Why People Use Social Networking Sites--and How to Reach Them
Harvard Business School professor Mikolaj Jan Piskorski is attempting to answer three questions about social networking sites such as Facebook, and SN tools such as Twitter:
- Why do people open up their lives on them?
- What do people do when they visit these sites -- what's the draw?
- What do the answers of #1 and #2 tell businesses about how to market to these audiences?
- Online social networking became popular by filling needs that face-to-face networking couldn't provide. Example: Developing business contacts can be done more efficiently online with such services as LinkedIn.
- Men and women behave much differently online.
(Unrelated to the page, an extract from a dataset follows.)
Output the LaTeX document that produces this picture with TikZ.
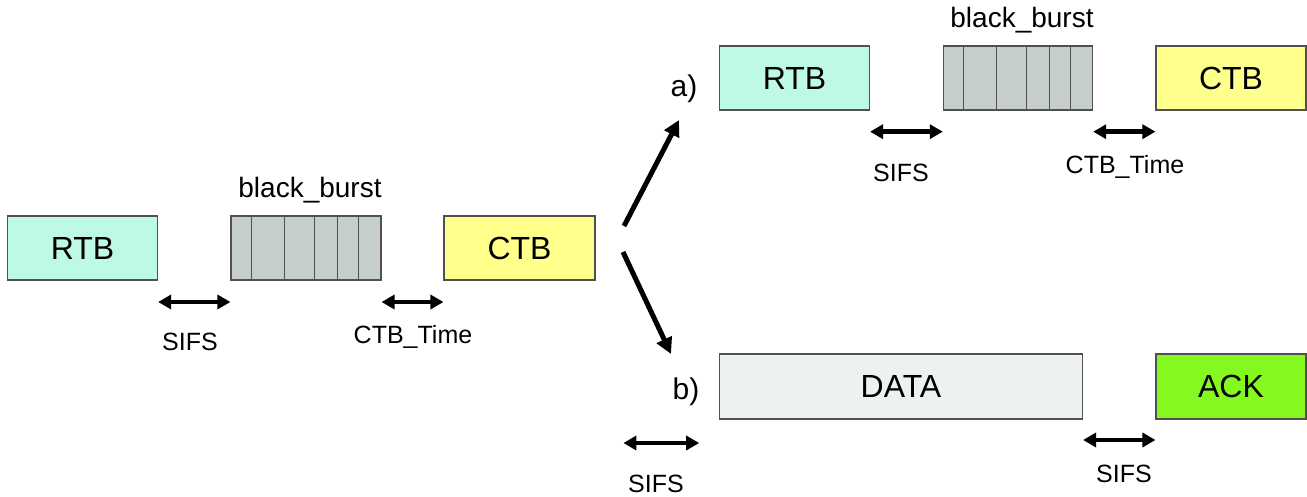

Men tend to "follow" women, while women follow other women. The biggest usage category: Men looking at women they don't know.
- Photos are the killer app.
- Social networks are places where voyeuristic behavior is OK, within norms.
- They also provide plausible deniability, or "covers," for folks who say they are doing one thing online (building business relationships, catching up with old friends) while really doing something else (looking for a new job, looking for a new mate).
- MySpace users, and there are 70 million of them, are largely concentrated in the south and midwest, away from large cities and media centers.
- Businesses by and large have no clue how to use these sites to reach prospective new customers. Traditional "channel marketing" is the wrong approach.
Creating a Social Strategy
I'm particularly interested in how my readers are trying to market to SN users. Statistics show that advertising links on these pages are rarely successful at generating much traffic. So what does work?
One piece of advice Piskorski tells his corporate clients: "To be successful, you need to shift your mindset from social media to social strategy." Online social networks became popular by solving social failures in the offline world. Firms should begin to do the same and help people fulfill their social needs online.
Companies should change the products themselves to make them more social, and leverage group dynamics, using technologies such as Facebook Connect, Piskorski says. Using technology to help people build and leverage their own affinity networks is one interesting area for businesses to explore, he mentions.
"But I don't see a lot of that yet. I see (businesses) saying, 'Let's talk to people on Twitter or let's have a Facebook page or let's advertise.' And these are good first steps but they are nowhere close to a social strategy."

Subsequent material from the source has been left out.